A Combinatoric and Relational Network for Language Technology": the extension of the Dutch wordnet with combinatoric and referential relations based on usage of words within domains. Cornetto is an initiative of Vossen and the Free University of Amsterdam to combine the Dutch wordnet and the Referentie Bestand Nederlands (a Dutch database with combinatoric information of Dutch word meanings) in a unique resource for Dutch. Cornetto will build a lexical semantic database for Dutch with rich vertical and horizontal semantic relations and combinatorial lexical constraints such as multiword expressions, idioms and collocations on the one hand, and lexical functions and frames on the other. The concepts will be aligned with the English Wordnet so that ontologies and domain labels can be imported. The semantic layer will be validated with a formal ontology, to make it usable in Semantic Web environments. Cornetto will cover 40K entries, including the most generic and central part of the language. The database goes beyond the structure and content of Wordnet and FrameNet.
Established collaboration (Prof. P. Vossen) with the research group of Prof. F van Harmelen of the AI group of the department of Computer Science on the level of ontologization and the NWO project CHOICE (contact Prof. G. Schreiber) focusing on semi-automatic semantic annotation and employing context information.
‘Expertise center for terminology’ (Taalunie), Dr. H. van der Vliet, 1 Research Assistant; construction of terminology system, with special reference to government language, in Dutch; system plus website, with strong connections to the AI department as well.
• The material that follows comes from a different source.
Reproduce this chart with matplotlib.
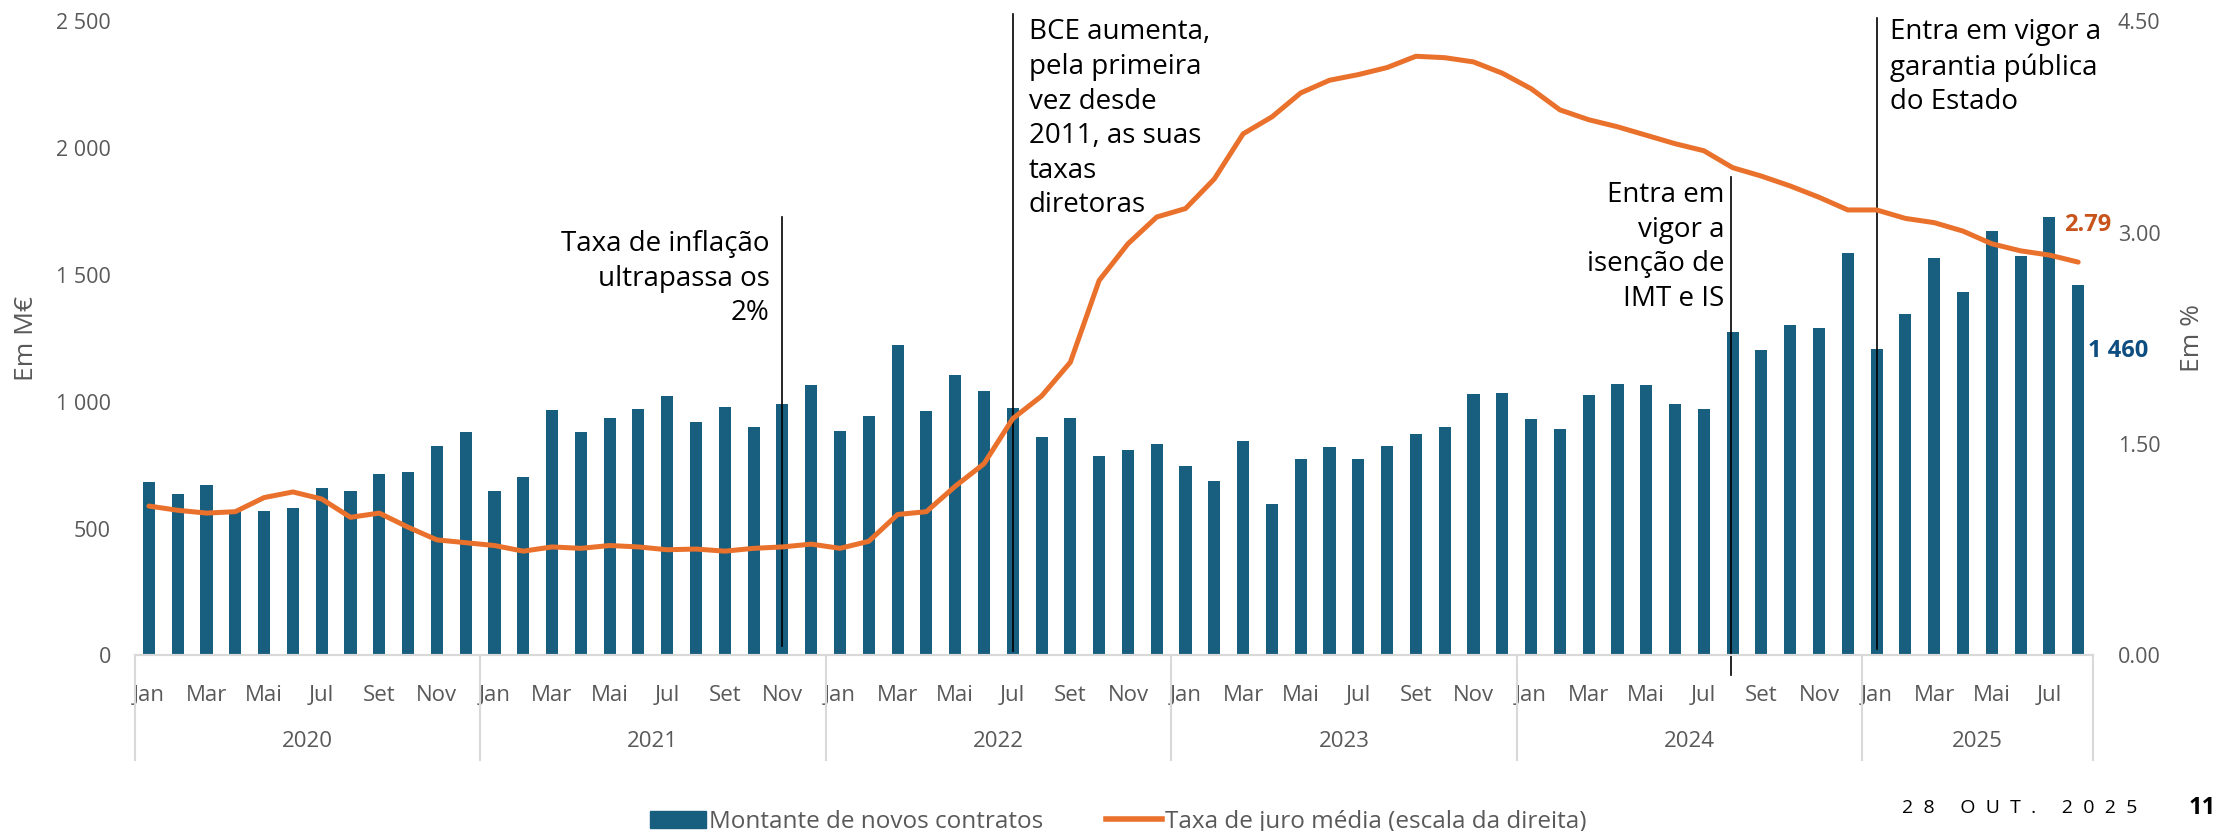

‘Genre across languages'. Dr. M. van den Haak, Prof. M. Hannay, Drs. L. Tavecchio, Dr. D. Torck. Linguistic characterization of various genres in written media: evaluation of user friendliness of local authority web texts, in Dutch and English; information packaging and rhetorical patterns in news texts, academic texts, and fiction texts, in Dutch and English; information packaging and rhetorical patterns in news texts in Dutch, German and French.
‘Intertextuality in judicial settings’, NWO-programme, Drs. T.C. van Charldorp, MPhil, Dr. F. Van der Houwen, Dr. M. Komter (PI), Dr. P. Sneijder, Prof. W. Spooren (supervisor). Linguistic characterization of various genres in written and spoken media: the interrelations between talk and written documents in Dutch police interrogations and criminal trials.
‘Kyoto’, 7th Framework Project in the area of Digital Libraries, Prof. P. Vossen. Conceptual modeling of knowledge related to expression in language, which involves, among others, the characterization of various genres in written and spoken media, across languages: cross-lingual and cross-cultural knowledge. The ultimate goal is to develop a knowledge and information transition system that is applied to the domain of the environment, in Dutch, English, Italian, Spanish, Chinese, Japanese; this Special Project constitutes a highly advanced contribution to the development of the Media Center of CAMeRA, linking text to meaning across cultures and genres.
‘Metaphor in discourse’, NWO-Vici programme, Prof. G. Steen (PI), A.G. Dorst, MA, J. Herrmann, MA, Drs. A. Kaal, T. Krennmayr, MA. Linguistic characterization of various genres in written and spoken media: metaphor in English news texts, academic texts, fiction texts, and conversations.